The summit identified 70 REAP centers throughout the United States, 90 percent of which are affiliated with a college or university. While many centers work in several different areas, some were identified by a main area of population focus:
- Twenty-six centers were identified as focusing primarily on African Americans.
- Seven centers were identified as focusing primarily on Hispanics.
- Three centers were identified as focusing primarily on Asian Americans.
- Five centers were identified as focusing primarily on Native Americans.

A second REAP summit to continue the collaborative network established at the 2013 event is being planned for Summer 2014.

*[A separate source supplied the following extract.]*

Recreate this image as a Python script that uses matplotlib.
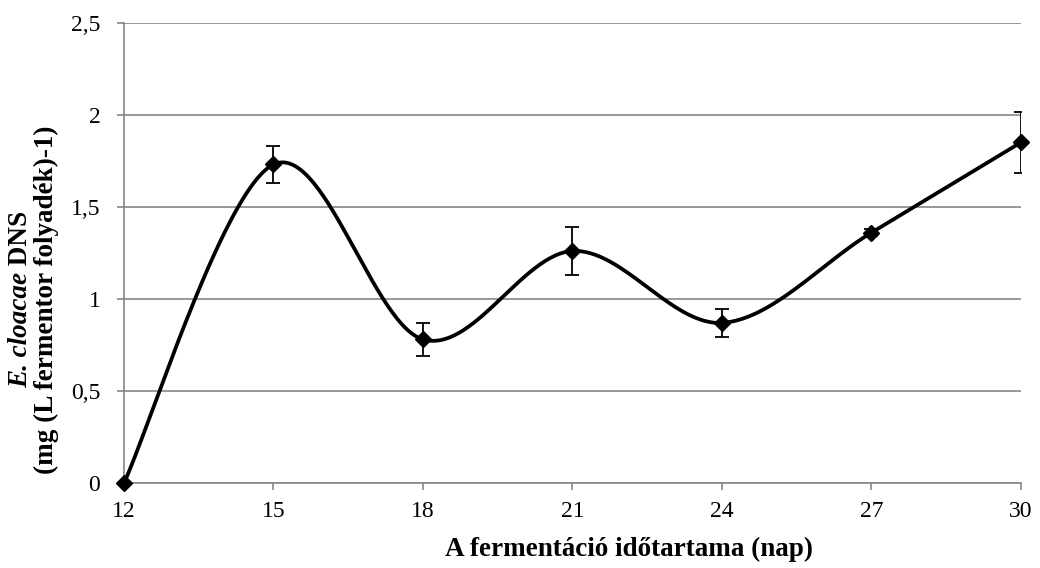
import numpy as np
import matplotlib
matplotlib.use('Agg')
import matplotlib.pyplot as plt

plt.rcParams['font.family'] = ['Liberation Serif', 'DejaVu Serif']

# fermentation day, DNA amount and its standard deviation
days = [12, 15, 18, 21, 24, 27, 30]
dna = [0.0, 1.73, 0.78, 1.26, 0.87, 1.36, 1.85]
dna_err = [0.0, 0.10, 0.09, 0.13, 0.077, 0.02, 0.165]
y_ticks = [0, 0.5, 1, 1.5, 2, 2.5]
y_ticklabels = ['0', '0,5', '1', '1,5', '2', '2,5']

GRID = '#868686'


def smooth_curve(x, y, n=60):
    # Catmull-Rom style cubic Bezier through every point
    px = np.r_[x[0], x, x[-1]].astype(float)
    py = np.r_[y[0], y, y[-1]].astype(float)
    t = np.linspace(0, 1, n)
    xs, ys = [], []
    for i in range(1, len(px) - 2):
        p0 = np.array([px[i], py[i]])
        p3 = np.array([px[i + 1], py[i + 1]])
        c1 = p0 + (p3 - np.array([px[i - 1], py[i - 1]])) / 6
        c2 = p3 - (np.array([px[i + 2], py[i + 2]]) - p0) / 6
        b = ((1 - t) ** 3)[:, None] * p0 + (3 * (1 - t) ** 2 * t)[:, None] * c1 \
            + (3 * (1 - t) * t ** 2)[:, None] * c2 + (t ** 3)[:, None] * p3
        xs.append(b[:, 0])
        ys.append(b[:, 1])
    return np.concatenate(xs), np.concatenate(ys)


fig = plt.figure(figsize=(10.4, 5.68), dpi=100)
ax = fig.add_axes([0.1192, 0.1496, 0.8625, 0.8104])

ax.set_xlim(12, 30)
ax.set_ylim(0, 2.5)
ax.set_yticks(y_ticks)
ax.set_yticklabels(y_ticklabels)
ax.set_xticks(days)
ax.set_xticklabels([str(d) for d in days])
ax.grid(axis='y', color=GRID, linewidth=1.2)
ax.set_axisbelow(True)

for s in ['top', 'right']:
    ax.spines[s].set_visible(False)
for s in ['left', 'bottom']:
    ax.spines[s].set_color(GRID)
    ax.spines[s].set_linewidth(1.2)
ax.tick_params(axis='both', colors=GRID, width=1.2, length=5, labelcolor='black', labelsize=17)
ax.tick_params(axis='y', pad=12)
ax.tick_params(axis='x', pad=8)

sx, sy = smooth_curve(days, dna)
ax.plot(sx, sy, color='black', linewidth=2.7, clip_on=False, zorder=3)
ax.errorbar(days[1:], dna[1:], yerr=dna_err[1:], fmt='none', ecolor='black',
            elinewidth=1.3, capsize=5, capthick=1.3, zorder=4)
ax.plot(days, dna, linestyle='none', marker='D', markersize=8.5, color='black',
        clip_on=False, zorder=5)

fig.text(0.605, 1 - 549 / 568, 'A fermentáció időtartama (nap)', fontsize=19.5,
         fontweight='bold', ha='center', va='center')

# first y-label line: italic species name followed by upright "DNS"
yc = 0.472
t_it = fig.text(0.020, yc, 'E. cloacae', rotation=90, fontsize=19.5, fontweight='bold',
                fontstyle='italic', ha='center', va='bottom')
t_rm = fig.text(0.020, yc, '\u00a0DNS', rotation=90, fontsize=19.5, fontweight='bold',
                ha='center', va='bottom')
r = fig.canvas.get_renderer()
h_it = t_it.get_window_extent(r).height / fig.bbox.height
h_rm = t_rm.get_window_extent(r).height / fig.bbox.height
start = yc - (h_it + h_rm) / 2
t_it.set_y(start)
t_rm.set_y(start + h_it)

fig.text(0.045, yc, '(mg (L fermentor folyadék)-1)', rotation=90, fontsize=19.5,
         fontweight='bold', ha='center', va='center')

fig.savefig('out.png', dpi=100)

== The "Race in America: Restructuring Inequality" Conference ==
The "Race in America: Restructuring Inequality" conference, hosted by CRSP in June 2010, was one of the largest and most comprehensive national conferences on the topic of race ever held in America. The University of Pittsburgh School of Social Work created the Center on Race and Social Problems to confront what W.E.B. Du Bois, in his 1903 book The Souls of Black Folk, described as “the problem of the twentieth century … the color line," and the Race in America conference was held to bring social work to the front and center of the problem of racism. For three days, more than 40 internationally recognized experts from across the country met to discuss racism and the way it touches all aspects of society. Julian Bond, chairman emeritus of the NAACP, delivered the keynote address, "The Road to Freedom: from Alabama to Obama." The conference was attended by more than 1,200 people.

The conference resulted in seven reports and over 60 hours of video on the topics education, economics, criminal justice, race relations, health, mental health, and families, youth, and the elderly.